Reproduce only this span: the line containing "Rebuild this chart", the line containing "lat = list(range(-77, -54))", and every line between them, all exactly as given.

**DATA:**

-----

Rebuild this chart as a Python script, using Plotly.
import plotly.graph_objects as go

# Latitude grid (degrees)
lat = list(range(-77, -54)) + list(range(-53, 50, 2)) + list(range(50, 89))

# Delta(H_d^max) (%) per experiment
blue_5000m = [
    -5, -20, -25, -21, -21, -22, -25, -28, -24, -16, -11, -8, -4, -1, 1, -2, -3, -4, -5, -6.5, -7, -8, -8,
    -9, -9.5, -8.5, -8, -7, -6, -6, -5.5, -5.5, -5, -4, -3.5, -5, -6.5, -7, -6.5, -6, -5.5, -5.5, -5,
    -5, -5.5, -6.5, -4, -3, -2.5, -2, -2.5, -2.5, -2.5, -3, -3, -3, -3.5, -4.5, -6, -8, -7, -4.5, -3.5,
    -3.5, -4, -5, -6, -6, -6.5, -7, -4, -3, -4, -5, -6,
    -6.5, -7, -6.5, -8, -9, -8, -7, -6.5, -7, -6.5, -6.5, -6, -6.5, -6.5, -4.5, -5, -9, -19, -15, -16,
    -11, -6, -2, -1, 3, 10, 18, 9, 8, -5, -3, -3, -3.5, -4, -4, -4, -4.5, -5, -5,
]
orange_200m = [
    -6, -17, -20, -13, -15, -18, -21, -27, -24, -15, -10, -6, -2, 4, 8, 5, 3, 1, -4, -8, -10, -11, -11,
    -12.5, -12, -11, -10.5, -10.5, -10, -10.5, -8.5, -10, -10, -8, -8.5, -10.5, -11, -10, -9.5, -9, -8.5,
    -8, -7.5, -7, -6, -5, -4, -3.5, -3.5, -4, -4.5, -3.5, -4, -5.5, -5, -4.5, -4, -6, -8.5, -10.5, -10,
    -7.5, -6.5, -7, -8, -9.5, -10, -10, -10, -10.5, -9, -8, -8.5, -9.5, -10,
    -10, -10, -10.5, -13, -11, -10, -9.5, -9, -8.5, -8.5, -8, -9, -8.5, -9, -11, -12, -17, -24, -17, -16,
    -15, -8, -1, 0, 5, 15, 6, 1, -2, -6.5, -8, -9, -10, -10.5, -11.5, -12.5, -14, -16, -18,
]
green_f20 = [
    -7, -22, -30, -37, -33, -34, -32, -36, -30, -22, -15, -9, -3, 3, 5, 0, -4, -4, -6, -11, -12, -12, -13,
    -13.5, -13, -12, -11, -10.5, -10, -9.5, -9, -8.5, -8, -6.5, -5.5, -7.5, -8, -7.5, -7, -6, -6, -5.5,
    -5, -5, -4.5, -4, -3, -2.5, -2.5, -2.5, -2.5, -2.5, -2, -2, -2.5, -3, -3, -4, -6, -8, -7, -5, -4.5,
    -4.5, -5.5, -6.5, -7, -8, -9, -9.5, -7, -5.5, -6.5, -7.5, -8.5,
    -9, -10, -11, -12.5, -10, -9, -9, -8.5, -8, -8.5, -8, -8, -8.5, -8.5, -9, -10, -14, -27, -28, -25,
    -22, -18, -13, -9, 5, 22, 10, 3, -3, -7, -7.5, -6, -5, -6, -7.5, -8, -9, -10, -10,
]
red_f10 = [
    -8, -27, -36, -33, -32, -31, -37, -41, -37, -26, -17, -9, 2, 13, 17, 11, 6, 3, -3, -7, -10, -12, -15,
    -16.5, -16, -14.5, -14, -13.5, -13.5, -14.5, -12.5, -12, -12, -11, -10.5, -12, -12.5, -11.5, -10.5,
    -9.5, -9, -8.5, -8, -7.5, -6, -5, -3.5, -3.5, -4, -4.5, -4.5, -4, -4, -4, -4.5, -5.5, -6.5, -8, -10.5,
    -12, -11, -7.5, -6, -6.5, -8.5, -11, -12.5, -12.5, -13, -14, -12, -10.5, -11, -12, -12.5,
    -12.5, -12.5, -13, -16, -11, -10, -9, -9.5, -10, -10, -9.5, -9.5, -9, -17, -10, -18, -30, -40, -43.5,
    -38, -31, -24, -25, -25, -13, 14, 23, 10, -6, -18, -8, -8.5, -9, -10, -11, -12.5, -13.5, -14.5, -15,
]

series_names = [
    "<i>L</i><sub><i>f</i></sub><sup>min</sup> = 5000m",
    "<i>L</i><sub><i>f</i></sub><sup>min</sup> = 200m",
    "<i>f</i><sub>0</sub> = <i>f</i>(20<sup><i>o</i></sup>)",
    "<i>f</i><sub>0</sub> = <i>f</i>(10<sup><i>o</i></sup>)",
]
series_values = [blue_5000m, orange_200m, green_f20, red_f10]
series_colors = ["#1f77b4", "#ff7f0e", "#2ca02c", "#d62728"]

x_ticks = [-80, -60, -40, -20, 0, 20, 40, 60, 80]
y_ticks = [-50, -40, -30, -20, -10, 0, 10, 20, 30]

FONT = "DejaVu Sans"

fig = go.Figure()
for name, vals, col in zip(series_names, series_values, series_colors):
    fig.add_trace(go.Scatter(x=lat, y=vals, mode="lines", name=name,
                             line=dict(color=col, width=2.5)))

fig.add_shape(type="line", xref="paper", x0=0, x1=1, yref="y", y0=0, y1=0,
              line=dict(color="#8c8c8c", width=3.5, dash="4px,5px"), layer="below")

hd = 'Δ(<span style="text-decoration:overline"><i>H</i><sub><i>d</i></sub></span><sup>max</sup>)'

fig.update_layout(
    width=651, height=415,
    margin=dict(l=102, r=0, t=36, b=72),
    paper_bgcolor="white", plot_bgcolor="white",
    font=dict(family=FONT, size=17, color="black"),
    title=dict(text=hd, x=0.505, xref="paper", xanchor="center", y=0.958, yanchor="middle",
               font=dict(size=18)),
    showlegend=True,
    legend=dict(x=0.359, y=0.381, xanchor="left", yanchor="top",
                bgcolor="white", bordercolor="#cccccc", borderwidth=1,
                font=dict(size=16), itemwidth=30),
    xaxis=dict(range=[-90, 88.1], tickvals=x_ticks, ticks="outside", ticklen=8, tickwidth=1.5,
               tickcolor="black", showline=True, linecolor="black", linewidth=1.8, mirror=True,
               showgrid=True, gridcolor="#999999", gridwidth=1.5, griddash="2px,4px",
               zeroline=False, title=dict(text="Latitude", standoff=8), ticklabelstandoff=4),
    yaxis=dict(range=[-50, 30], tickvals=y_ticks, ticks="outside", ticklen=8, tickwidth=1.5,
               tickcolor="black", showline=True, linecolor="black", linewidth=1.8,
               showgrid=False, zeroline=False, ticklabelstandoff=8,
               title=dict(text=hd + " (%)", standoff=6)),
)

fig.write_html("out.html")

-----

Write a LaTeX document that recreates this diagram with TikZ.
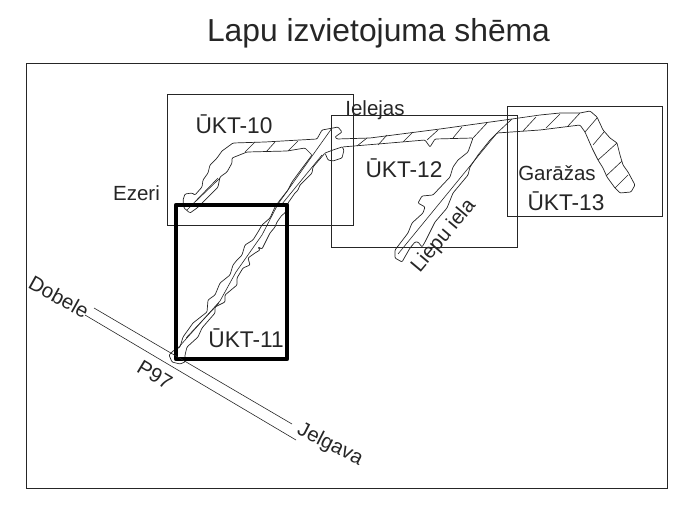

-----

**FINISHED TASK:**
Rebuild this chart as a Python script, using Plotly.
import plotly.graph_objects as go

# Latitude grid (degrees)
lat = list(range(-77, -54)) + list(range(-53, 50, 2)) + list(range(50, 89))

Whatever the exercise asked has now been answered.